Facing a libel suit over the "hot story" or a breach of promise, Haggerty puts off Gladys yet again. Mr Bane (Charley Grapewin), the newspaper's publisher, suspects the suit is actually motivated by revenge for 20 years of his paper's keeping Connie's father, J.B. Allenbury (Walter Connelly), out of the Senate and an ambassadorship. The solution is to find Bill Chandler (William Powell), the best libel reporter, whom Haggerty fired a few years earlier.
Director Jack Conway's romantic comedy (Academy Award nominee for Best Picture) - screenplay by Maurine Watkins, Howard Emmett Rogers, George Oppenheimer from Wallace Sullivan's original story - would later be remade as Easy to Wed.

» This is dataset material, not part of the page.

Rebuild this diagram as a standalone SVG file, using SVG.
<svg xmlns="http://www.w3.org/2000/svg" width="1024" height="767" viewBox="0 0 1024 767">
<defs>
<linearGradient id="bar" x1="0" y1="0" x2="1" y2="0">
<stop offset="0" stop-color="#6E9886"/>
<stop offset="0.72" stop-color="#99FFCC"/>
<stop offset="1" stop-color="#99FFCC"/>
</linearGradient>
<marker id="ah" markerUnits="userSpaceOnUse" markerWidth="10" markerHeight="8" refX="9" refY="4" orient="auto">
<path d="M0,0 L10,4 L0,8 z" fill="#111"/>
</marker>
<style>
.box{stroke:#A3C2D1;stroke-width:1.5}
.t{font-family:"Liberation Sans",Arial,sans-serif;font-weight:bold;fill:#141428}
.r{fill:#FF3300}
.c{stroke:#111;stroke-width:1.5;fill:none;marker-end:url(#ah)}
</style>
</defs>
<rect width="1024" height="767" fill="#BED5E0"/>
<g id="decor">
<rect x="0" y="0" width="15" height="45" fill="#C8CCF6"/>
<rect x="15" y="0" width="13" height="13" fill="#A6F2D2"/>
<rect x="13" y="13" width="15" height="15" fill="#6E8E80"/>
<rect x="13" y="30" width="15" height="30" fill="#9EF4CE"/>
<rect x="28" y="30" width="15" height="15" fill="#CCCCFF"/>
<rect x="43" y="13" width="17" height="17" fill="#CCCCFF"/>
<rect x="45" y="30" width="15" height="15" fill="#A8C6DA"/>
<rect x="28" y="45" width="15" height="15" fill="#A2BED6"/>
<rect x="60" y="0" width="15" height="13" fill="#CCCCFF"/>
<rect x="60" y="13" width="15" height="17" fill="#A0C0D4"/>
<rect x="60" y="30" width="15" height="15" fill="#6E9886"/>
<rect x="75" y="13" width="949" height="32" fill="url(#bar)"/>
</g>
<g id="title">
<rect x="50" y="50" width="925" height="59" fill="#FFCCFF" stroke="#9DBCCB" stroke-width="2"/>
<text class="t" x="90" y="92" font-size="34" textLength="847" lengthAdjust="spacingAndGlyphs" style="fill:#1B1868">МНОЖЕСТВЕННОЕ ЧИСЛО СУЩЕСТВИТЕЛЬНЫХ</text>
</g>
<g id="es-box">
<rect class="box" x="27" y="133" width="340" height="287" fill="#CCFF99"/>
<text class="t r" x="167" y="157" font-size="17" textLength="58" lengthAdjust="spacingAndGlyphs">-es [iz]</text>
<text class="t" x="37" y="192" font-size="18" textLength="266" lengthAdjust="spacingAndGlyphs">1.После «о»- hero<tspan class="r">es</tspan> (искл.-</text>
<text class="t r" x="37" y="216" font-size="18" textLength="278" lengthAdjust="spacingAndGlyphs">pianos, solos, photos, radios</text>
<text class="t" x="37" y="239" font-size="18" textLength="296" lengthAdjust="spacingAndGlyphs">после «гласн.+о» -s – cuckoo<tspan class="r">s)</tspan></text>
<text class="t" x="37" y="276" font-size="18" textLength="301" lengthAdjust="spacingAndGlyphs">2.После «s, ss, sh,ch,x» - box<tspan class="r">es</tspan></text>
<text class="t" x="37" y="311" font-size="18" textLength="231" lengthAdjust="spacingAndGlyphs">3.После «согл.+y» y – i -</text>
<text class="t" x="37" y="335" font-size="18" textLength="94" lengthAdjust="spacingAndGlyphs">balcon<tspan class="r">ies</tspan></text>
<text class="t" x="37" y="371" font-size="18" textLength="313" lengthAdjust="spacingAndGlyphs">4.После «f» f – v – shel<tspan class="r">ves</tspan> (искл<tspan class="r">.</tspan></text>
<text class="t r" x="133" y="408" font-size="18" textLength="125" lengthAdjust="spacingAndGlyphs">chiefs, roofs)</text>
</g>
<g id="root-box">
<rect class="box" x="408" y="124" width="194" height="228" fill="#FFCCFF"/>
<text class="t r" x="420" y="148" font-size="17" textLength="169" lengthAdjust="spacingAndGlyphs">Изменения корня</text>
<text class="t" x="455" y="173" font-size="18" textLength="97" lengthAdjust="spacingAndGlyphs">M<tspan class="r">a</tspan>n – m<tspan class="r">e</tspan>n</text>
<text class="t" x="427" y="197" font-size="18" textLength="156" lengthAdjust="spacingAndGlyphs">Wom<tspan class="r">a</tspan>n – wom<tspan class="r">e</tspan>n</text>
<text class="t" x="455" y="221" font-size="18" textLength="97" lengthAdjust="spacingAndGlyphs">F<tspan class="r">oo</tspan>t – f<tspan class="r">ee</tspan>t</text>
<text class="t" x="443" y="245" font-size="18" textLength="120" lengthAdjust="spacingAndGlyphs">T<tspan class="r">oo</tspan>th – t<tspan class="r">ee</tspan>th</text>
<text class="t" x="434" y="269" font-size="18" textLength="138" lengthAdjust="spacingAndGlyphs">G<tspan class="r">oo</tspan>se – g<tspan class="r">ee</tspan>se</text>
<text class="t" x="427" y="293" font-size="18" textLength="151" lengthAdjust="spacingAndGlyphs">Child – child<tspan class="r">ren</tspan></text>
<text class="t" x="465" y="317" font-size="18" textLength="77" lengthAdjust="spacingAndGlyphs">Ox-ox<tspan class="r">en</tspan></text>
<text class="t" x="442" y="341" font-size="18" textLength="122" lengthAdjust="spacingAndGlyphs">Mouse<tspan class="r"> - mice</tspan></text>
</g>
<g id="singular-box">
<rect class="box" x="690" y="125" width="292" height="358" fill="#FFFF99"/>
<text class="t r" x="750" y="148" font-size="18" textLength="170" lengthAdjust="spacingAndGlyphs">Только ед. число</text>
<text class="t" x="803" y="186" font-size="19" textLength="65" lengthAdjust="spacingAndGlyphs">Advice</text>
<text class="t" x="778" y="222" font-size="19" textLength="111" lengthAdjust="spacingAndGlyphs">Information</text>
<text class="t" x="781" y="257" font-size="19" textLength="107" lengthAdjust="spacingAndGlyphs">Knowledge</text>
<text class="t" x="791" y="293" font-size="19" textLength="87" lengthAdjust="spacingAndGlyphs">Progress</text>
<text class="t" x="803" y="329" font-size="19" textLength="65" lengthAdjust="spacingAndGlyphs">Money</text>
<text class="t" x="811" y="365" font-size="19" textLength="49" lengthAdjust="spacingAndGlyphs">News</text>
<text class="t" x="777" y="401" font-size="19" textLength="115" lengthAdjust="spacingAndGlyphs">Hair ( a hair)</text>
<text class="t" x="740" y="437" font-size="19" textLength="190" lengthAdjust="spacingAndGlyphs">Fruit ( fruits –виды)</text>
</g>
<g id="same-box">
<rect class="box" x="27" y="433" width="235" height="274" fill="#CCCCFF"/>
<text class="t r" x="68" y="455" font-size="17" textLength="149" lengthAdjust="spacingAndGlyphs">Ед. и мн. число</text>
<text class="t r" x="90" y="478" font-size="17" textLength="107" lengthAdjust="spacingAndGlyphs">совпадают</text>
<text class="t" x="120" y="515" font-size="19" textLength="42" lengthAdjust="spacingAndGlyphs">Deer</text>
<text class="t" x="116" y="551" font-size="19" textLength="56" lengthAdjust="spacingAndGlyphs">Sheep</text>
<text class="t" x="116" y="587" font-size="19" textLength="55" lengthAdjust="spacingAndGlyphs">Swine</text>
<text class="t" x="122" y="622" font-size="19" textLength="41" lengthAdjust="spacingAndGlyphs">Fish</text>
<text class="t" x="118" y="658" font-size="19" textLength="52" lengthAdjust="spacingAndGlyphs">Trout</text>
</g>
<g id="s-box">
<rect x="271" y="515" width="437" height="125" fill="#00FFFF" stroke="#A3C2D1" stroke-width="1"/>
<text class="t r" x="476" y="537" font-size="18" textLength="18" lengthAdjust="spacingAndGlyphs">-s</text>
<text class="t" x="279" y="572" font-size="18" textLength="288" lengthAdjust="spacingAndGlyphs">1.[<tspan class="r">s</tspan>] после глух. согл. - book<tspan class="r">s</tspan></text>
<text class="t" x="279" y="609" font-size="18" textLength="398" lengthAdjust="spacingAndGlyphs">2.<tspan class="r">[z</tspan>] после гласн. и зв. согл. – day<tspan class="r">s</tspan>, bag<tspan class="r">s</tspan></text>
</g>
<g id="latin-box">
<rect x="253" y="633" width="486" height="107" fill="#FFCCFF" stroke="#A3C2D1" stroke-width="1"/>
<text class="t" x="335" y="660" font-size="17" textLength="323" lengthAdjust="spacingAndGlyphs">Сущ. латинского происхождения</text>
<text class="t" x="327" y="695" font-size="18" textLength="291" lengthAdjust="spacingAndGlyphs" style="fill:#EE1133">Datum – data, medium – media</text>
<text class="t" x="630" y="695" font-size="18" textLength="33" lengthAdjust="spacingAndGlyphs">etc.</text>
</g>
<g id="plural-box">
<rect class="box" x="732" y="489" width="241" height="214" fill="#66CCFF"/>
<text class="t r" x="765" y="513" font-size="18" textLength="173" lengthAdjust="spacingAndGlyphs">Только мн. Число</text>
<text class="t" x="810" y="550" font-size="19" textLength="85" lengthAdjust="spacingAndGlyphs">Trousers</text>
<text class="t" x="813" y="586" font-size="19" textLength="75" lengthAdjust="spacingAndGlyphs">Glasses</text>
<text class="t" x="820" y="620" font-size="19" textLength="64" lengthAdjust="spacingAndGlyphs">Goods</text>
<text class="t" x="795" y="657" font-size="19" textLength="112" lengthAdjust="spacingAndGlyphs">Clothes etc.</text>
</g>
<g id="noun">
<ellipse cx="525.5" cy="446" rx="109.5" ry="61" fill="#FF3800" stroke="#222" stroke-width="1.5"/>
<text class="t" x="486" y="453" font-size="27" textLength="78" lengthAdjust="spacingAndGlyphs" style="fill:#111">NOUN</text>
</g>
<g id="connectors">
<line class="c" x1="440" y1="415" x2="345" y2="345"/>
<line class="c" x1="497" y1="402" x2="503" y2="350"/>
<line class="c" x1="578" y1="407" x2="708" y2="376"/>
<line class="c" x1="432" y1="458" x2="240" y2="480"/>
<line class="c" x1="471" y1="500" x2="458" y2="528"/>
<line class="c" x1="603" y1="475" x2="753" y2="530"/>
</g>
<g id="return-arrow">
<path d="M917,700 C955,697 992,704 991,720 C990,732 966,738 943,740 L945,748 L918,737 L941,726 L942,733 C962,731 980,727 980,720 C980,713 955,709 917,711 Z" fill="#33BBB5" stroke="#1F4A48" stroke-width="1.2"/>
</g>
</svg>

Struggling as an author of travel books, Chandler connives Haggerty into paying him $50,000 to come up with a plan to save the paper: Chandler, with Haggerty's approval, marries Gladys (who, already a divorcee, objects to the temporary union: "I want to get married and stay married") with the intention of his getting caught with Miss Allenbury, precipitating a suit for "alienation of affection" against the wanton woman.
Angling for Connie for five days on a voyage from London to New York, Chandler manages only to hook her father with his phony fishing lure. Having to prolong the façade of their marriage, Gladys begins to appreciate Bill's gentlemanly guilelessness toward her ("You are a strange egg" being an improvement over declaring him to be an ape) and thoughtful attentions.
After a morning's instruction in casting (never before having held a fishing rod), Chandler joins the Allenburys on a trout-fishing expedition, though Connie has bet her father that their companion can't fish, being just another fortune hunter whom she can quickly unmask. "Well, I take it all back," she admits after Chandler catches the king of trout: "He's good!" Oh, but they don't witness the hilarious spectacle of his entering the stream with handbook in one hand and rod in the other as he falls and flounders in the drink.
While Gladys has him with her part of the day, Bill (his motivation redirected) sneaks away to be with Connie (who falls and flounders into Bill's stream) in private at her residence, refusing her repeated entreaties to be with her in public. Secretly dispensing with the original set up of the frame-up, Chandler attempts a new, subtler line of persuasion to convince Connie to drop the lawsuit.
Anxious over Bill's not yet having found an opportunity for the subterfuge, Haggerty wakes up to the news when he's told: "Maybe he's working on the wrong girl." This is all prelude to the swift torrent of entanglements that follow.